1. Life Insurance Contracts in India
In India, life insurance operates based on a contract between the insurer (insurance company) and the insured (policyholder). This contract is legally binding and includes the terms, conditions, and obligations of both parties. The contract must be in writing and specify the premium amounts, sum assured, policy duration, and any riders or additional benefits.
The essential features of a life insurance contract in India are:
- Offer and Acceptance: The policyholder makes an offer to the insurer by applying for an insurance policy. The insurer accepts the offer by issuing a policy after underwriting the risk.
- Consideration: The premium paid by the policyholder serves as the consideration for the contract. The insurer, in turn, promises to pay the sum assured or the death benefit to the beneficiaries upon the policyholder's death or after the completion of the policy term.
- Insurable Interest: The policyholder must have a legitimate interest in the life of the person insured (i.e., a spouse, child, or business partner). This ensures that life insurance is not misused for speculative purposes.
- Good Faith (Uberrimae Fidei): Life insurance contracts require the principle of utmost good faith, where both parties must disclose all material facts honestly. Any failure to disclose relevant information, such as pre-existing health conditions, can lead to the policy being voided.
2. Regulation of Life Insurance: IRDAI
The Insurance Regulatory and Development Authority of India (IRDAI) was established by an Act of Parliament in 1999 and regulates the insurance industry. It ensures that insurance companies operate in a fair, transparent, and efficient manner. Key legal regulations governing life insurance in India include:
- The Insurance Act, 1938: This Act regulates the formation and operation of insurance companies in India, including the maintenance of reserves, solvency margins, and the financial health of insurers. It also deals with issues like licensing, investments, and policyholder protection.
- The Life Insurance Corporation (LIC) Act, 1956: This Act specifically governs the functioning of the Life Insurance Corporation of India, which is the largest state-owned life insurer in India. The LIC Act outlines its powers, responsibilities, and governance structure.
- The IRDA Act, 1999: This Act established the IRDAI and grants it powers to regulate and supervise the insurance industry.
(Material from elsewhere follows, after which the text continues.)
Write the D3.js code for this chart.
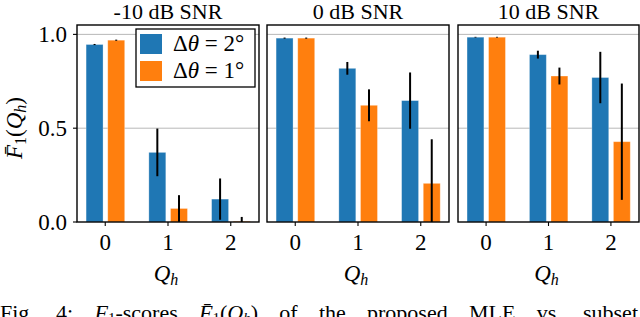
<!DOCTYPE html>
<html><head><meta charset="utf-8">
<script src="https://cdn.jsdelivr.net/npm/d3@7/dist/d3.min.js"></script>
</head><body style="margin:0"><svg id="c" width="640" height="317"></svg>
<script>
const categories = [0, 1, 2];
const panelTitles = ["-10 dB SNR", "0 dB SNR", "10 dB SNR"];
const seriesNames = ["Δθ = 2°", "Δθ = 1°"];
const yTicks = [0.0, 0.5, 1.0];
const yTickLabels = ["0.0", "0.5", "1.0"];
// mean F1 scores and std (error bars), per panel
const d2Mean = [[0.946, 0.371, 0.122], [0.980, 0.819, 0.647], [0.985, 0.892, 0.770]];
const d2Err  = [[0.003, 0.127, 0.110], [0.003, 0.034, 0.150], [0.002, 0.021, 0.137]];
const d1Mean = [[0.969, 0.072, 0.004], [0.980, 0.622, 0.206], [0.985, 0.778, 0.428]];
const d1Err  = [[0.003, 0.071, 0.023], [0.003, 0.085, 0.235], [0.002, 0.045, 0.310]];
const colors = ["#1f77b4", "#ff7f0e"];

const svg = d3.select("#c");
const panelX = [[77, 259], [267, 449], [458, 639]];
const plotTop = 25, plotBottom = 222;
const y = d3.scaleLinear().domain([0, 1.05]).range([plotBottom, plotTop]).clamp(true);
const offsets = [-0.17, 0.175], bw = 0.27;
const addText = (x0, y0, size, str) => svg.append("text").attr("x", x0).attr("y", y0)
  .attr("font-size", size).style("font-family", '"Liberation Serif"').text(str);

panelTitles.forEach((title, p) => {
  const x = d3.scaleLinear().domain([-0.45, 2.45]).range(panelX[p]);
  svg.append("g").selectAll("line").data(yTicks.slice(1)).enter().append("line")
    .attr("x1", panelX[p][0]).attr("x2", panelX[p][1])
    .attr("y1", d => y(d)).attr("y2", d => y(d))
    .attr("stroke", "#b0b0b0").attr("stroke-width", 0.9);
  [d2Mean, d1Mean].forEach((means, s) => {
    const errs = s === 0 ? d2Err : d1Err;
    svg.append("g").selectAll("rect").data(categories).enter().append("rect")
      .attr("x", c => x(c + offsets[s] - bw / 2))
      .attr("width", x(bw) - x(0))
      .attr("y", c => y(means[p][c]))
      .attr("height", c => y(0) - y(means[p][c]))
      .attr("fill", colors[s])
      .attr("stroke", "rgba(255,255,255,0.35)").attr("stroke-width", 0.8);
    svg.append("g").selectAll("line").data(categories).enter().append("line")
      .attr("x1", c => x(c + offsets[s])).attr("x2", c => x(c + offsets[s]))
      .attr("y1", c => y(means[p][c] - errs[p][c]))
      .attr("y2", c => y(means[p][c] + errs[p][c]))
      .attr("stroke", "#000").attr("stroke-width", 2);
  });
  svg.append("rect").attr("x", panelX[p][0]).attr("y", plotTop)
    .attr("width", panelX[p][1] - panelX[p][0]).attr("height", plotBottom - plotTop)
    .attr("fill", "none").attr("stroke", "#000").attr("stroke-width", 1.4);
  // x ticks + labels
  categories.forEach(c => {
    svg.append("line").attr("x1", x(c)).attr("x2", x(c)).attr("y1", plotBottom).attr("y2", plotBottom + 4)
      .attr("stroke", "#000").attr("stroke-width", 1.1);
    addText(x(c), 250, 23, String(c)).attr("text-anchor", "middle");
  });
  addText((panelX[p][0] + panelX[p][1]) / 2, 19, 22, title).attr("text-anchor", "middle");
  const xl = addText((panelX[p][0] + panelX[p][1]) / 2 - 2, 281, 23, null).attr("text-anchor", "middle");
  xl.append("tspan").attr("font-style", "italic").text("Q");
  xl.append("tspan").attr("font-style", "italic").attr("font-size", 16).attr("dy", 4).text("h");
  if (p === 0) {
    yTicks.forEach((v, i) => {
      svg.append("line").attr("x1", panelX[0][0] - 4).attr("x2", panelX[0][0]).attr("y1", y(v)).attr("y2", y(v))
        .attr("stroke", "#000").attr("stroke-width", 1.1);
      addText(panelX[0][0] - 10, y(v) + 8, 23, yTickLabels[i]).attr("text-anchor", "end");
    });
  }
});

const yl = addText(0, 0, 23, null).attr("transform", "translate(22,128) rotate(-90)").attr("text-anchor", "middle");
yl.append("tspan").attr("font-style", "italic").text("F\u0304");
yl.append("tspan").attr("font-size", 16).attr("dy", 4).text("1");
yl.append("tspan").attr("dy", -4).text("(");
yl.append("tspan").attr("font-style", "italic").text("Q");
yl.append("tspan").attr("font-style", "italic").attr("font-size", 16).attr("dy", 4).text("h");
yl.append("tspan").attr("dy", -4).text(")");

svg.append("rect").attr("x", 136).attr("y", 29).attr("width", 119).attr("height", 58)
  .attr("fill", "#fff").attr("stroke", "#000").attr("stroke-width", 1.3);
seriesNames.forEach((name, i) => {
  const yy = 34 + i * 27;
  svg.append("rect").attr("x", 140).attr("y", yy).attr("width", 22).attr("height", 20).attr("fill", colors[i]);
  const t = addText(173, yy + 17, 23, null);
  t.append("tspan").text("Δ");
  t.append("tspan").attr("font-style", "italic").text("θ");
  t.append("tspan").text(" = " + name.split("= ")[1]);
});

const cap = addText(0, 320, 22, null);
cap.append("tspan").text("Fig. 4: ");
cap.append("tspan").attr("font-style", "italic").text("F");
cap.append("tspan").attr("font-size", 15).attr("dy", 3).text("1");
cap.append("tspan").attr("dy", -3).text("-scores ");
cap.append("tspan").attr("font-style", "italic").text("F\u0304");
cap.append("tspan").attr("font-size", 15).attr("dy", 3).text("1");
cap.append("tspan").attr("dy", -3).text("(");
cap.append("tspan").attr("font-style", "italic").text("Q");
cap.append("tspan").attr("font-style", "italic").attr("font-size", 15).attr("dy", 3).text("h");
cap.append("tspan").attr("dy", -3).text(") of the proposed MLE vs. subset");
const w = cap.node().getComputedTextLength();
cap.style("word-spacing", Math.max(0, (638 - w) / 9) + "px");
</script></body></html>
It mandates that all insurers must be registered with the IRDAI and adhere to its rules, including maintaining solvency margins, fair business practices, and transparent disclosure of policy terms.
3. Policyholder Protection
The legal framework in India emphasizes the protection of policyholders’ interests. Several provisions safeguard the rights of life insurance policyholders, such as:
- Free Look Period: According to the regulations set by IRDAI, policyholders have a free look period (usually 15 days) from the date of receipt of the policy to review the terms and conditions. If they are not satisfied, they can return the policy for a full refund of premiums paid, minus certain charges.
- Claims Settlement Process: Insurance companies are required to follow transparent and prompt claims settlement procedures. In case of death, the insurer must settle the claim within a specified period (usually 30 days) after receiving all required documents. If a claim is rejected, the insurer must provide a clear and detailed explanation to the policyholder.
- Grievance Redressal Mechanism: Life insurers in India must establish a grievance redressal mechanism to handle complaints from policyholders. If a policyholder is dissatisfied with the insurer's response, they can escalate the issue to the IRDAI or the Insurance Ombudsman, a quasi-judicial body that helps resolve disputes between insurers and policyholders.
4. Tax Benefits
The Indian legal framework provides various tax benefits related to life insurance policies, encouraging individuals to buy life insurance. Under Section 80C of the Income Tax Act, 1961, premiums paid towards life insurance policies are eligible for a tax deduction, subject to a maximum limit of ₹1.5 lakh per year. Additionally, the sum assured received by the nominee upon the policyholder’s death is generally exempt from income tax under Section 10(10D), subject to certain conditions.
5. Dispute Resolution
In case of a dispute between the insurer and the policyholder, various mechanisms are available for resolution:
- Insurance Ombudsman: The Insurance Ombudsman provides an alternative dispute resolution mechanism for policyholders. If a claim is rejected or if there is a dispute regarding policy terms, the Ombudsman can intervene to provide a fair resolution.
- Consumer Protection Act: The Consumer Protection Act, 2019 provides a legal recourse for policyholders in case of unfair trade practices, mis-selling, or dissatisfaction with insurance services. The consumer can file a complaint in the Consumer Forum for compensation or redressal.
Conclusion
The legal framework governing life insurance in India ensures that the sector operates in a fair, transparent, and consumer-friendly manner. With stringent regulations, the protection of policyholder interests, and mechanisms for dispute resolution, the legal aspects of life insurance contribute to the growth of the sector and help build trust in the Indian insurance market. The role of legal provisions in life insurance is critical in maintaining the integrity of the system and ensuring that policyholders' rights are protected.